Problem to work on: Repeat exactly, and only, the lines from the one that contains "Recreate this image" through the one that contains "const dollarW = [31, 42, 43, 42, 50];", both ends included.

+++ Data excerpts

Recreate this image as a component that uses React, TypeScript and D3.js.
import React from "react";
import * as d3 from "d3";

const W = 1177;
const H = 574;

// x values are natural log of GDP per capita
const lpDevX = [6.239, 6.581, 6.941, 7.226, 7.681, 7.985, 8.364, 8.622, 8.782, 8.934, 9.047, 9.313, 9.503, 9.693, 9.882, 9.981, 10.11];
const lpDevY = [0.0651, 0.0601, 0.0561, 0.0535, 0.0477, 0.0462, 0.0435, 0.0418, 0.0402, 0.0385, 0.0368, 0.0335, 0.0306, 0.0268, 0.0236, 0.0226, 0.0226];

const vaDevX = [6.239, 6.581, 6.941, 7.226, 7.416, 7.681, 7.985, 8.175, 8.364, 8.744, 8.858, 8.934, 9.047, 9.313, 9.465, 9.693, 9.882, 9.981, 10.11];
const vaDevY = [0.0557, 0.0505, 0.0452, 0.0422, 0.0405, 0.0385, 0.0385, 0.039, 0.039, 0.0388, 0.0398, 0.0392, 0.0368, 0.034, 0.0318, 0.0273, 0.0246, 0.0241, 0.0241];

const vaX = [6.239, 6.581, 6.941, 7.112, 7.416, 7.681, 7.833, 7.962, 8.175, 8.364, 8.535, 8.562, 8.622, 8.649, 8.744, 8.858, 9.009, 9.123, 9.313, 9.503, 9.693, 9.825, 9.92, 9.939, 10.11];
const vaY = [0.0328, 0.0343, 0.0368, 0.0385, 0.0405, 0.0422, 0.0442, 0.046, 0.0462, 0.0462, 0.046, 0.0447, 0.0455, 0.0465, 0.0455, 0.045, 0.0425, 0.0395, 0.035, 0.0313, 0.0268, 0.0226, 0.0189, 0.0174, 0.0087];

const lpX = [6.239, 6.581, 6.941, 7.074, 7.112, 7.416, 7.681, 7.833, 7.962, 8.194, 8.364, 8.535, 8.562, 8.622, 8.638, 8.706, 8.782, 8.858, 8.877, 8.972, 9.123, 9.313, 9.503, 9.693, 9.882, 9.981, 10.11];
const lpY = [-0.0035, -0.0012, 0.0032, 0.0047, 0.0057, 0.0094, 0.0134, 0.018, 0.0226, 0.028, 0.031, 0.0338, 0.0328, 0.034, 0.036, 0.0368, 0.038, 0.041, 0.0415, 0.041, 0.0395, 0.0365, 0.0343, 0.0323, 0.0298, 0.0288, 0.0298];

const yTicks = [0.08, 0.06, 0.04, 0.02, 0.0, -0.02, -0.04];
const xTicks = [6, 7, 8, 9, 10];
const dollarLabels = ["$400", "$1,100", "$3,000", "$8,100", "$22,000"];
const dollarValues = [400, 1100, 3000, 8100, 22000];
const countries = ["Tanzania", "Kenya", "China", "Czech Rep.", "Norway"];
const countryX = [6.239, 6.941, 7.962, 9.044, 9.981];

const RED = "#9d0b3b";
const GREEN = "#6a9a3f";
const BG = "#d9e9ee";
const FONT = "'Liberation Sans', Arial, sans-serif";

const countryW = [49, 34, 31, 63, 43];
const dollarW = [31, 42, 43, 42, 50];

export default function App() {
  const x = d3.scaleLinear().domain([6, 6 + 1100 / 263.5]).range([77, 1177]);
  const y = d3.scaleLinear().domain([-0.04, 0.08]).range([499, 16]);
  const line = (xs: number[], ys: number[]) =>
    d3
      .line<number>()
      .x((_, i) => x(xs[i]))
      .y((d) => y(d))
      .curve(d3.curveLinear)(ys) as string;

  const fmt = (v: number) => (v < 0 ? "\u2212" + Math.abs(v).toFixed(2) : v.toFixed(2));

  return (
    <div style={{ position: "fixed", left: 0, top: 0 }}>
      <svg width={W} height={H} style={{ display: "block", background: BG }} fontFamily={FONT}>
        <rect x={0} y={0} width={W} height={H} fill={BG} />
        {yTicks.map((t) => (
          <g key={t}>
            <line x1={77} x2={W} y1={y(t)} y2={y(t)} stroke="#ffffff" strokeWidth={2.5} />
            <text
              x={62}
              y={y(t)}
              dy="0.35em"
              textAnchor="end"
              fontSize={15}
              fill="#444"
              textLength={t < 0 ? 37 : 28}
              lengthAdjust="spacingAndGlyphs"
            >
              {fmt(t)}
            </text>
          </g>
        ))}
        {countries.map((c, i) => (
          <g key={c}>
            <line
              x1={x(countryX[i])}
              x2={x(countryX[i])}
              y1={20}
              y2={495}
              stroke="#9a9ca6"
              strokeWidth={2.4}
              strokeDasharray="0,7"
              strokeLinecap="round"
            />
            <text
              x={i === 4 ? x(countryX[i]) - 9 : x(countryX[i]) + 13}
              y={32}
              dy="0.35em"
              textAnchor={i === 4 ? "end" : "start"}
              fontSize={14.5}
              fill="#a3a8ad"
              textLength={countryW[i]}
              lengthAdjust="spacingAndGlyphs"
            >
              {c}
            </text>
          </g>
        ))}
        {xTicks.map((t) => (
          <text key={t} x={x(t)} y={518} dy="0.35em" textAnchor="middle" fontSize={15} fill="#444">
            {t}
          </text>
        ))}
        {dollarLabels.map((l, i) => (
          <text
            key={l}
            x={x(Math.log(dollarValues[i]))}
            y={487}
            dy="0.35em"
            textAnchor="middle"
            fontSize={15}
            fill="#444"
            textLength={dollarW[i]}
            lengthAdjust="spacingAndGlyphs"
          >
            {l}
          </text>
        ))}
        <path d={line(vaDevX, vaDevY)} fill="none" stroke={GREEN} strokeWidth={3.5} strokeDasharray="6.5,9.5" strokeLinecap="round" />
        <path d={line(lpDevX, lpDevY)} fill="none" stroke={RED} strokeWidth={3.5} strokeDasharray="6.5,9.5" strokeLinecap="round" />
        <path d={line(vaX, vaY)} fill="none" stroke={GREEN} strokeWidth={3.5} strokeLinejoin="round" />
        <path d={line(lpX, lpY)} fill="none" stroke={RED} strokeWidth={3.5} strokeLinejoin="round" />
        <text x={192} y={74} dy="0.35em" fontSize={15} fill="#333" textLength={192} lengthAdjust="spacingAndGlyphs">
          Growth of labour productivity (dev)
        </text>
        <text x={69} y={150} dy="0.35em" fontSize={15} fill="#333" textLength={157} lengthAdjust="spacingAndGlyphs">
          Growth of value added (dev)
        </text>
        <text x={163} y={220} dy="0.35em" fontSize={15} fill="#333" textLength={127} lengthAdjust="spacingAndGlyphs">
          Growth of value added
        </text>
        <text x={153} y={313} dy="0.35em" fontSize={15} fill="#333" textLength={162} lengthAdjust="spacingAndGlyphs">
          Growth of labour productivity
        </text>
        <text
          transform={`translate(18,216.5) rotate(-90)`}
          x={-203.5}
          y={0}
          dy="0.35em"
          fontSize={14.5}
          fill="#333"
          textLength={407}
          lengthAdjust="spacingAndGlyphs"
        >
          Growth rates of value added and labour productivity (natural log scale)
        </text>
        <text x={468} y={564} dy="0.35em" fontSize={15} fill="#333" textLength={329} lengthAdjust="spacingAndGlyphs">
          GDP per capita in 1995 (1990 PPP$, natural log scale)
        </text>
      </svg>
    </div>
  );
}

++++++
+++ Data excerpts

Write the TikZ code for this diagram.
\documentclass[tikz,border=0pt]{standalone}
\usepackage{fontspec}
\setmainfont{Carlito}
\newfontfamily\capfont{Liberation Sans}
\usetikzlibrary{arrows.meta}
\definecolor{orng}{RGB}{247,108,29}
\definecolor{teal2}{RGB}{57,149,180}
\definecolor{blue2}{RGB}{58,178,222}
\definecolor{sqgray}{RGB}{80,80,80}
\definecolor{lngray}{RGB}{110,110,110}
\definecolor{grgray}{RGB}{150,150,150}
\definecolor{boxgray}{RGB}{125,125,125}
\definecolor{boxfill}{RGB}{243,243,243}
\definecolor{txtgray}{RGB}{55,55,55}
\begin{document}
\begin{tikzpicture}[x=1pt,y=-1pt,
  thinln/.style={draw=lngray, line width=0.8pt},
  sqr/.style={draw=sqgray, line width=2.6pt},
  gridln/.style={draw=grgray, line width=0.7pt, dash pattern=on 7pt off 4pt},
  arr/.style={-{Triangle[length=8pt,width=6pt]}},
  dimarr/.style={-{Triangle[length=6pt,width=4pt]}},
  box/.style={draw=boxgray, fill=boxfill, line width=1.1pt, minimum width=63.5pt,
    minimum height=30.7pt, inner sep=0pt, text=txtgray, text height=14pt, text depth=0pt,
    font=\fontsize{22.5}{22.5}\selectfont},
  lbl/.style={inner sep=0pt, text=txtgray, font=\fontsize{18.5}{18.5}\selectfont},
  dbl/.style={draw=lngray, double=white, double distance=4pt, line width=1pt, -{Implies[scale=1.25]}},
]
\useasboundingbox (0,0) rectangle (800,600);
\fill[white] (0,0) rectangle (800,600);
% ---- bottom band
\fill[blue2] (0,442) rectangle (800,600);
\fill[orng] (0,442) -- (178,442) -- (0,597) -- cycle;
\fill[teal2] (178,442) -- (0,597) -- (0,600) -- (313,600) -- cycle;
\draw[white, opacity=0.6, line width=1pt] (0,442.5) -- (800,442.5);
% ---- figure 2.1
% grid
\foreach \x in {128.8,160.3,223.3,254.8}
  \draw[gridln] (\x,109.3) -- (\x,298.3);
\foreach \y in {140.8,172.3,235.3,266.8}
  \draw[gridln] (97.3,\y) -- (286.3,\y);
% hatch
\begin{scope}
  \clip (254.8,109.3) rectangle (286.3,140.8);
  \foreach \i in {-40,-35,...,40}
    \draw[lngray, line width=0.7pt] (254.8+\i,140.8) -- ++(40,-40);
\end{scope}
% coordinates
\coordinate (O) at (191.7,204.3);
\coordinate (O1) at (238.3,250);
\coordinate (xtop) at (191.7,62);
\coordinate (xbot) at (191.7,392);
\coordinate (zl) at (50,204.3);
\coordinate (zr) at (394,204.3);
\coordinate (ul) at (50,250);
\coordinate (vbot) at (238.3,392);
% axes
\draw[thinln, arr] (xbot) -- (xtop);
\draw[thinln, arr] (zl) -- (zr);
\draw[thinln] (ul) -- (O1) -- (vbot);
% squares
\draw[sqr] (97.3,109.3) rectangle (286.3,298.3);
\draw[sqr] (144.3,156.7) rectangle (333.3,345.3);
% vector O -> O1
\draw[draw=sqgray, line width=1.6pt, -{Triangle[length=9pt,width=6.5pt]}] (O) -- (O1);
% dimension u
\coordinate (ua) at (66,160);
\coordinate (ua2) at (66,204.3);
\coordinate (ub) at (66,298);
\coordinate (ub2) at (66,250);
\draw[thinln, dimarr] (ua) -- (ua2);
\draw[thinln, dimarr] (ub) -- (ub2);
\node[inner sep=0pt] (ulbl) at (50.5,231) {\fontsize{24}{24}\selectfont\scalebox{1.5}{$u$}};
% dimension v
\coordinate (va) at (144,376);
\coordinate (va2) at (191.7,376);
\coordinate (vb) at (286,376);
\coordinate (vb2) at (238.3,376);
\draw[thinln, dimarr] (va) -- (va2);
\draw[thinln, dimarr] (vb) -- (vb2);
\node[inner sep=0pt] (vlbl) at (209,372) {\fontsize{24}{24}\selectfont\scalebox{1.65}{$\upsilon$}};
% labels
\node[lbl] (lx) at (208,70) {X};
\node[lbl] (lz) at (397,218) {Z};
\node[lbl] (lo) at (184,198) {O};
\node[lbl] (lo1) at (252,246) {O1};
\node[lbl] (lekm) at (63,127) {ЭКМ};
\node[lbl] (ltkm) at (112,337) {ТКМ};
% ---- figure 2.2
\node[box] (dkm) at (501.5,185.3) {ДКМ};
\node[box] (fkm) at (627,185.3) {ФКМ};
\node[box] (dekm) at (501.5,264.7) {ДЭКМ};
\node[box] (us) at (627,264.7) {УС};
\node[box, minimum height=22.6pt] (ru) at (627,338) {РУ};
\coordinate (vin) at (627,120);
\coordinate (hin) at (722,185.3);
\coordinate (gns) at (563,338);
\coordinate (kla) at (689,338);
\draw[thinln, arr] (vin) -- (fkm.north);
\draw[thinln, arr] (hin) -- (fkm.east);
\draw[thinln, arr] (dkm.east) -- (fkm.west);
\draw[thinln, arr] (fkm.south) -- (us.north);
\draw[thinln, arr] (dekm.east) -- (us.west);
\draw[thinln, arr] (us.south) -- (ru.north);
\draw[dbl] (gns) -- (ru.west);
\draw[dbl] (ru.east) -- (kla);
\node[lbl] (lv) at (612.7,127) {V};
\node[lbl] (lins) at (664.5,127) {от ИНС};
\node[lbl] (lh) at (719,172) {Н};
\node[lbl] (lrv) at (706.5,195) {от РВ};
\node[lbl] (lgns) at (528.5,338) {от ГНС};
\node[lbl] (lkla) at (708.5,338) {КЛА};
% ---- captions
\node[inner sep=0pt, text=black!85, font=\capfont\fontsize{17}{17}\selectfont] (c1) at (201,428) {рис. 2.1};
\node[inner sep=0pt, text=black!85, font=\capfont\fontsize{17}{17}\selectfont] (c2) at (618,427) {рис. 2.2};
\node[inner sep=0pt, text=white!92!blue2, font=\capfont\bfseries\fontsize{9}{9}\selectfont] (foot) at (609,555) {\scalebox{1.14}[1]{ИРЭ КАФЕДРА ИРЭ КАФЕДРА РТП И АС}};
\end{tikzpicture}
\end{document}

++++++

The reply:
Recreate this image as a component that uses React, TypeScript and D3.js.
import React from "react";
import * as d3 from "d3";

const W = 1177;
const H = 574;

// x values are natural log of GDP per capita
const lpDevX = [6.239, 6.581, 6.941, 7.226, 7.681, 7.985, 8.364, 8.622, 8.782, 8.934, 9.047, 9.313, 9.503, 9.693, 9.882, 9.981, 10.11];
const lpDevY = [0.0651, 0.0601, 0.0561, 0.0535, 0.0477, 0.0462, 0.0435, 0.0418, 0.0402, 0.0385, 0.0368, 0.0335, 0.0306, 0.0268, 0.0236, 0.0226, 0.0226];

const vaDevX = [6.239, 6.581, 6.941, 7.226, 7.416, 7.681, 7.985, 8.175, 8.364, 8.744, 8.858, 8.934, 9.047, 9.313, 9.465, 9.693, 9.882, 9.981, 10.11];
const vaDevY = [0.0557, 0.0505, 0.0452, 0.0422, 0.0405, 0.0385, 0.0385, 0.039, 0.039, 0.0388, 0.0398, 0.0392, 0.0368, 0.034, 0.0318, 0.0273, 0.0246, 0.0241, 0.0241];

const vaX = [6.239, 6.581, 6.941, 7.112, 7.416, 7.681, 7.833, 7.962, 8.175, 8.364, 8.535, 8.562, 8.622, 8.649, 8.744, 8.858, 9.009, 9.123, 9.313, 9.503, 9.693, 9.825, 9.92, 9.939, 10.11];
const vaY = [0.0328, 0.0343, 0.0368, 0.0385, 0.0405, 0.0422, 0.0442, 0.046, 0.0462, 0.0462, 0.046, 0.0447, 0.0455, 0.0465, 0.0455, 0.045, 0.0425, 0.0395, 0.035, 0.0313, 0.0268, 0.0226, 0.0189, 0.0174, 0.0087];

const lpX = [6.239, 6.581, 6.941, 7.074, 7.112, 7.416, 7.681, 7.833, 7.962, 8.194, 8.364, 8.535, 8.562, 8.622, 8.638, 8.706, 8.782, 8.858, 8.877, 8.972, 9.123, 9.313, 9.503, 9.693, 9.882, 9.981, 10.11];
const lpY = [-0.0035, -0.0012, 0.0032, 0.0047, 0.0057, 0.0094, 0.0134, 0.018, 0.0226, 0.028, 0.031, 0.0338, 0.0328, 0.034, 0.036, 0.0368, 0.038, 0.041, 0.0415, 0.041, 0.0395, 0.0365, 0.0343, 0.0323, 0.0298, 0.0288, 0.0298];

const yTicks = [0.08, 0.06, 0.04, 0.02, 0.0, -0.02, -0.04];
const xTicks = [6, 7, 8, 9, 10];
const dollarLabels = ["$400", "$1,100", "$3,000", "$8,100", "$22,000"];
const dollarValues = [400, 1100, 3000, 8100, 22000];
const countries = ["Tanzania", "Kenya", "China", "Czech Rep.", "Norway"];
const countryX = [6.239, 6.941, 7.962, 9.044, 9.981];

const RED = "#9d0b3b";
const GREEN = "#6a9a3f";
const BG = "#d9e9ee";
const FONT = "'Liberation Sans', Arial, sans-serif";

const countryW = [49, 34, 31, 63, 43];
const dollarW = [31, 42, 43, 42, 50];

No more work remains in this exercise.